La actualidad informativa devora a velocidad de vértigo cualquier suceso o acontecimiento, sin que hayamos tenido tiempo de asimilar o comprender el origen, las causas y las consecuencias. Hubo un tiempo, no hace tanto, que estaba en todas las portadas hablar de los emigrantes que llegaban a Europa por medio de unas embarcaciones precarias, gomones o pateras, armadas por unas empresas mafiosas que cobraban un pesado peaje. Garantizaban esas mafias que el riesgo era escaso pues ellos se encargaban de avisar a los barcos de las organizaciones dizque humanitarias que les esperaban, y en el peor de los casos cualquier buque que les avistara estaba obligado a recogerlos y llevarlos a puerto en cumplimiento de lo dispuesto en el artículo 98.1 del Convenio de las Naciones Unidas sobre el Derecho del Mar (1982) y del artículo 12 del Convenio de Ginebra sobre Alta Mar (1958). Eran náufragos de conveniencia, falsos náufragos que se amotinaban si el buque salvador pretendía dejarlos en algún puerto no europeo. Ellos habían pagado muy caro el viaje a Europa, no a un puerto argelino, tunecino, marroquí o libio, por muy próximo y seguro que éste fuera.

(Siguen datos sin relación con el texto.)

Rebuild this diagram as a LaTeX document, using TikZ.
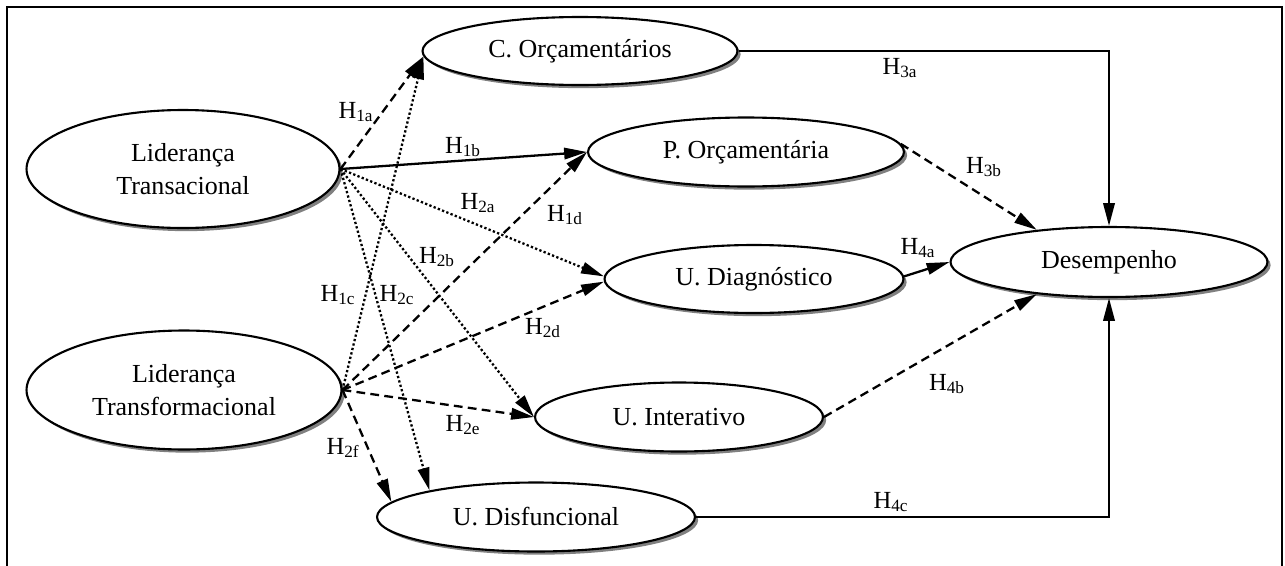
\documentclass[tikz,border=0pt]{standalone}
\usepackage{fontspec}
\setmainfont{Liberation Serif}
\usepackage{tikz}
\usetikzlibrary{arrows.meta}
\usetikzlibrary{shapes.geometric}
\usetikzlibrary{shadows}
\tikzstyle{var}=[ellipse,draw,line width=1.2pt,fill=white,align=center,inner sep=0pt,
font=\fontsize{14.8}{19}\selectfont,
drop shadow={shadow xshift=1.8pt,shadow yshift=-1.8pt,fill=gray,opacity=1}]
\tikzstyle{hyp}=[inner sep=1pt,font=\fontsize{14}{16}\selectfont]
\tikzstyle{arr}=[line width=1.3pt,-{Triangle[length=13pt,width=6.5pt]}]
\tikzstyle{hsolid}=[arr]
\tikzstyle{hdash}=[arr,dash pattern=on 5pt off 3pt]
\tikzstyle{hdot}=[arr,dash pattern=on 1.3pt off 1.3pt]

\begin{document}
\begin{tikzpicture}[x=0.02cm,y=-0.02cm]
	\useasboundingbox (0,0) rectangle (1285,565);
	\draw[line width=1.1pt] (7,7) rectangle (1282,568);

	\node[var, minimum width=6.26cm, minimum height=2.36cm] (trans) at (183,169) {Liderança\\Transacional};
	\node[var, minimum width=6.3cm, minimum height=2.38cm] (transf) at (184,390) {Liderança\\Transformacional};

	\node[var, minimum width=6.3cm, minimum height=1.36cm] (corc) at (580,51) {C. Orçamentários};
	\node[var, minimum width=6.32cm, minimum height=1.38cm] (porc) at (746,152) {P. Orçamentária};
	\node[var, minimum width=5.98cm, minimum height=1.36cm] (udiag) at (754,279) {U. Diagnóstico};
	\node[var, minimum width=5.76cm, minimum height=1.38cm] (uint) at (679,417) {U. Interativo};
	\node[var, minimum width=6.36cm, minimum height=1.38cm] (udisf) at (536,517) {U. Disfuncional};

	\node[var, minimum width=6.34cm, minimum height=1.4cm] (desemp) at (1109,262) {Desempenho};

	% lideranca transacional
	\path[draw,hdash] (trans.east) -- (corc.182);
	\path[draw,hsolid] (trans.east) -- (porc.west);
	\path[draw,hdot] (trans.east) -- (udiag.179);
	\path[draw,hdot] (trans.east) -- (uint.west);
	\path[draw,hdot] (trans.east) -- (udisf.166);

	% lideranca transformacional
	\path[draw,hdot] (transf.east) -- (corc.182);
	\path[draw,hdash] (transf.east) -- (porc.west);
	\path[draw,hdash] (transf.east) -- (udiag.181);
	\path[draw,hdash] (transf.east) -- (uint.west);
	\path[draw,hdash] (transf.east) -- (udisf.174);

	% desempenho
	\path[draw,hsolid] (corc.east) -| (desemp.north);
	\path[draw,hdash] (porc.3) -- (desemp.156);
	\path[draw,hsolid] (udiag.1) -- (desemp.west);
	\path[draw,hdash] (uint.east) -- (desemp.204);
	\path[draw,hsolid] (udisf.east) -| (desemp.south);

	\node[hyp] (l1a) at (356,112) {H\textsubscript{1a}};
	\node[hyp] (l1b) at (463,147) {H\textsubscript{1b}};
	\node[hyp] (l1c) at (338,295) {H\textsubscript{1c}};
	\node[hyp] (l1d) at (565,215) {H\textsubscript{1d}};
	\node[hyp] (l2a) at (478,203) {H\textsubscript{2a}};
	\node[hyp] (l2b) at (437,257) {H\textsubscript{2b}};
	\node[hyp] (l2c) at (397,295) {H\textsubscript{2c}};
	\node[hyp] (l2d) at (543,328) {H\textsubscript{2d}};
	\node[hyp] (l2e) at (463,425) {H\textsubscript{2e}};
	\node[hyp] (l2f) at (343,448) {H\textsubscript{2f}};
	\node[hyp] (l3a) at (900,68) {H\textsubscript{3a}};
	\node[hyp] (l3b) at (984,167) {H\textsubscript{3b}};
	\node[hyp] (l4a) at (918,248) {H\textsubscript{4a}};
	\node[hyp] (l4b) at (947,384) {H\textsubscript{4b}};
	\node[hyp] (l4c) at (891,502) {H\textsubscript{4c}};
\end{tikzpicture}
\end{document}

Quienes pueden pagar el pasaje exigido por las mafias son los menos desprotegidos de la masa de personas que quieren alcanzar el suelo europeo, que ellos imaginan que es mucho mejor, aún en el peor escenario, que sus lugares de origen. La mayoría han de jugarse la vida como polizones o dejarse la piel intentando saltar las vallas y los controles fronterizos. Pero los afortunados con dinero obtienen plaza en el gomón o la patera que un maleante bien relacionado con el poder está armando en una ensenada de Libia, de Marruecos, o de Mauritania.

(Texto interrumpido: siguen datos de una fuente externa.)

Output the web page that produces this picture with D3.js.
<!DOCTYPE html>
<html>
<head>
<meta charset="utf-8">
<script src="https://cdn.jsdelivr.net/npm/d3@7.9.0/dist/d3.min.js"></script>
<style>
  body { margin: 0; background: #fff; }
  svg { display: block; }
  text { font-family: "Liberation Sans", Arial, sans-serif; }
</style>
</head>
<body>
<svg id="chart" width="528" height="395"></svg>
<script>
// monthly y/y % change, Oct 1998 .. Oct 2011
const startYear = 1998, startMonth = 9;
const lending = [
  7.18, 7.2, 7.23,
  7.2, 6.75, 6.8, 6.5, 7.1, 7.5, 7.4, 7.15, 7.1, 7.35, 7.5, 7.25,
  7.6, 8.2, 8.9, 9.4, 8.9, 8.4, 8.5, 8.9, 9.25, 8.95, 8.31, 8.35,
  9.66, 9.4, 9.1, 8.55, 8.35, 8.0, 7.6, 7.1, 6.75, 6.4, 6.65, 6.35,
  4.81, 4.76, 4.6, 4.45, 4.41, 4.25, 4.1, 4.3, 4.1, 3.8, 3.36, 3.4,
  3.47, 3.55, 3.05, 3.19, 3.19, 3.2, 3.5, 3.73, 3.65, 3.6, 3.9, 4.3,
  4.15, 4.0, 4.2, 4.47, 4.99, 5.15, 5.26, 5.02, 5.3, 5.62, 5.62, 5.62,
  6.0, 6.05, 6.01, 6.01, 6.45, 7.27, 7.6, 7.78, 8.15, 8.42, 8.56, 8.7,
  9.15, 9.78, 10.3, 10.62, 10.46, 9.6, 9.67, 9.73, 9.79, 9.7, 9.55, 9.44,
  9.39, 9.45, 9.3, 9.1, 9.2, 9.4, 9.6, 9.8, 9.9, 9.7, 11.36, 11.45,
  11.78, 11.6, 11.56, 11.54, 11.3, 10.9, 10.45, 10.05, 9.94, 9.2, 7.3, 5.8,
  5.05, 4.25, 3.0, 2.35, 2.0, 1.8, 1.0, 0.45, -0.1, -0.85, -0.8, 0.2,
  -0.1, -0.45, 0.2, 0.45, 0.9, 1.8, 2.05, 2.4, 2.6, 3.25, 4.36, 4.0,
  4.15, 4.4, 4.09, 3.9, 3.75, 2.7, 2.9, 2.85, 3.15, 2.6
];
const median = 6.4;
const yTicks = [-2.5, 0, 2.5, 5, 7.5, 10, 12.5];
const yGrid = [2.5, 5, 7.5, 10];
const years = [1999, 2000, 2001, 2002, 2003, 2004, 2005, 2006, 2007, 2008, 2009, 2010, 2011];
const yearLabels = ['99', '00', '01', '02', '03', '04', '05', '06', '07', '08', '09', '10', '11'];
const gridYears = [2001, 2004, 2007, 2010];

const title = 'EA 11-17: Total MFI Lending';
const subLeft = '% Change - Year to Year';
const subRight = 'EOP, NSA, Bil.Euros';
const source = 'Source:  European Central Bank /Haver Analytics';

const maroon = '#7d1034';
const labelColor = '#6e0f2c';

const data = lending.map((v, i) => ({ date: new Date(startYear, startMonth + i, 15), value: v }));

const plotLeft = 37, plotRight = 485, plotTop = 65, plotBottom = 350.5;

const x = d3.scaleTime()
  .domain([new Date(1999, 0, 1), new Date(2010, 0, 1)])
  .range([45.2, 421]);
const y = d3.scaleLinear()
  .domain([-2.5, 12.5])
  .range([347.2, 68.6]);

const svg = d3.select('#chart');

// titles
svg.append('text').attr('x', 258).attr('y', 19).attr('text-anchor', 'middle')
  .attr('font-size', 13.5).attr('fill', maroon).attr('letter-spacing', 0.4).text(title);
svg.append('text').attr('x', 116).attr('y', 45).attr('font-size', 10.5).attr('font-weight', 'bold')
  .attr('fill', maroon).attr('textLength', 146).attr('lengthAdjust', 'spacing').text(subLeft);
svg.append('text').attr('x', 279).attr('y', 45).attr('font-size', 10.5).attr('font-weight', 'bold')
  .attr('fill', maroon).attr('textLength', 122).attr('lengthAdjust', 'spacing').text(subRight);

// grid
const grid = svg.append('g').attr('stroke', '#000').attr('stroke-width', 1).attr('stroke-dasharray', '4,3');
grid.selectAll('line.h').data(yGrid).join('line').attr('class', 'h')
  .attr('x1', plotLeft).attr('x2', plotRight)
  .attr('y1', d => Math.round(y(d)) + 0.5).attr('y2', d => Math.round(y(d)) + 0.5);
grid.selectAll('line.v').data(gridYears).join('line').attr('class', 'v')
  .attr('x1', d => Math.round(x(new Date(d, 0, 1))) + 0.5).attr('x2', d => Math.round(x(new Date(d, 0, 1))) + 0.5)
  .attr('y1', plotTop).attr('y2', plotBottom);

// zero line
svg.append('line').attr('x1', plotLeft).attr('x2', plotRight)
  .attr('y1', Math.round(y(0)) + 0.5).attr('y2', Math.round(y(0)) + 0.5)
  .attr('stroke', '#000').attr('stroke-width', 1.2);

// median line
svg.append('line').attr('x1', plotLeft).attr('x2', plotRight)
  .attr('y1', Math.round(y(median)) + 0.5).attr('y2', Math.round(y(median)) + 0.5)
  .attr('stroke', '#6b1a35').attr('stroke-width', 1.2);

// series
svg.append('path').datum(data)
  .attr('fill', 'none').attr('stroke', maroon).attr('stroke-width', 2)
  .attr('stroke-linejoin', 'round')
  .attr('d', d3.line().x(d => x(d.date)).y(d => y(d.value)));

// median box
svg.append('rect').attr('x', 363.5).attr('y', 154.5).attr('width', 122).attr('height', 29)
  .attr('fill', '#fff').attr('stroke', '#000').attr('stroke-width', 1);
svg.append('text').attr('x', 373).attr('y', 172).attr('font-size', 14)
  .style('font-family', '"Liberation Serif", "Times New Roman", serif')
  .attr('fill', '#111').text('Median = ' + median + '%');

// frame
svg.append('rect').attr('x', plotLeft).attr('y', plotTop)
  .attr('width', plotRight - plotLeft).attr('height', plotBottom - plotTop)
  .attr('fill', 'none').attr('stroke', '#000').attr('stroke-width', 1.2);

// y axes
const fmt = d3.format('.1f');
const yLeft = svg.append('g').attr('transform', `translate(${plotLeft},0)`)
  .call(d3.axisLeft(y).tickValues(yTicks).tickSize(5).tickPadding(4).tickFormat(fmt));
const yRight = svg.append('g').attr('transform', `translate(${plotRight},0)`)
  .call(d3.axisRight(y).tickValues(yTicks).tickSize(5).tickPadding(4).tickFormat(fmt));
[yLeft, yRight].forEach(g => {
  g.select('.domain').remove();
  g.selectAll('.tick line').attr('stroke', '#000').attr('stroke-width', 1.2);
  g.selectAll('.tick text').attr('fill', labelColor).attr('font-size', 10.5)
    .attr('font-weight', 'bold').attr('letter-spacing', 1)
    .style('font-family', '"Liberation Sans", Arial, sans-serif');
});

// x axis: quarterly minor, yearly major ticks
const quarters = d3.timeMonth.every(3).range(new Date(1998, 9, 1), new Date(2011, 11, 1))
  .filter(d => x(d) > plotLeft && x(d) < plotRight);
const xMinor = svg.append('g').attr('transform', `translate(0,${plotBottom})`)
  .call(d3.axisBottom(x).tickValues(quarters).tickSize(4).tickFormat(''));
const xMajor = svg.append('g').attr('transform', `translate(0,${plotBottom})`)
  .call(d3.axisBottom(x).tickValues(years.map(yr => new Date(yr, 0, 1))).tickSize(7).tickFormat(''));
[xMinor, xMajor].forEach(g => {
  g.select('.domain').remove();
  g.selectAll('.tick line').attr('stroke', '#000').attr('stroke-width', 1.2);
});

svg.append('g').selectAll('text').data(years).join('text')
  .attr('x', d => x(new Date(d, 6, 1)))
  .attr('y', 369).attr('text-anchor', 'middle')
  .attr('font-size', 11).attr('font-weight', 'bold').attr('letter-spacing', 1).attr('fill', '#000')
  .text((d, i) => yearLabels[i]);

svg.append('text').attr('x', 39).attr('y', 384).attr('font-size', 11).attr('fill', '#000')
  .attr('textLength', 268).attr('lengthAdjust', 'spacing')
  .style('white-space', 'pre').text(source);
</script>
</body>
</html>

Los países europeos -y los países desarrollados que constituyen objetivos para las personas que huyen de la miseria económica y social- no acaban de encontrar soluciones para esa inmigración descontrolada. Aceptarlos y no poder integrarlos en condiciones, caso de España y de otros muchos países, significa condenarlos a la mendicidad o la delincuencia y provocar un problema político que puede ser grave en algunas zonas. Rechazarlos o internarlos en centros ad hoc supone desatar la demagogia de quienes se llenan la boca de grandes palabras, justicia, igualdad, dignidad, y se pregonan a sí mismos como salvadores de la Humanidad. Apelan a los sentimientos y emociones más simples, ocultan lo que no se acomoda a su manipulación emocional, y consiguen que muchas personas simpaticen con ellos.
Tenemos en España un ejemplo cabal de este tipo de manipulador, una organización empresarial, Pro Activa Open Arms (un nombre ciertamente curioso), dirigida por un populista de palabra agria que se ha erigido en defensor de los náufragos de conveniencia y ha chuleado sin escrúpulos a las Administraciones públicas (el Ayuntamiento de Barcelona le regaló 600.00 euros, el de Madrid 100.000, etcétera), con el cuento de que ellos “salvan vidas”. Muy pocos le cuestionan esa labor de colaboración con las mafias; muy pocos le preguntan por qué no lucha por abrir las fronteras si de verdad le interesa la vida de quienes desean llegar a Europa. Muy pocos tienen el valor de enfrentarse a la demagogia, pues son tachados de gente sin alma, o como escribió Manuel Castells, ministro de Universidades del Gobierno de Pedro Sánchez (según consta en la nómina del Consejo de Ministros, pues no se sabe a qué dedica su tiempo), personas con “bajeza moral y falta de humanidad”, una acusación que el secuaz -o mentor- de Ada Colau, alcaldesa de Barcelona, hacía extensible a la entonces vicepresidente del Gobierno español, Carmen Calvo (La Vanguardia, 31 de agosto de 2019). Al poco de escribir eso, Pedro Sánchez le nombró ministro.

Ahora ya no está el tema de la migración por vía marítima en primer plano de actualidad, pero puede volver en cualquier momento. Open Arms tuvo sus días de gloria y la oportunidad de consolidar un grupo empresarial levantado sobre la mentira, la subvención, el silencio de la sociedad y la complacencia de unos políticos que lejos de resolver los problemas alimentan la crispación social. Políticos, sin ideología y sin escrúpulos (Alfonso Guerra dixit), temerosos de enfrentarse a la demagogia, no vaya a ser que los demagogos los tachen de «fachas».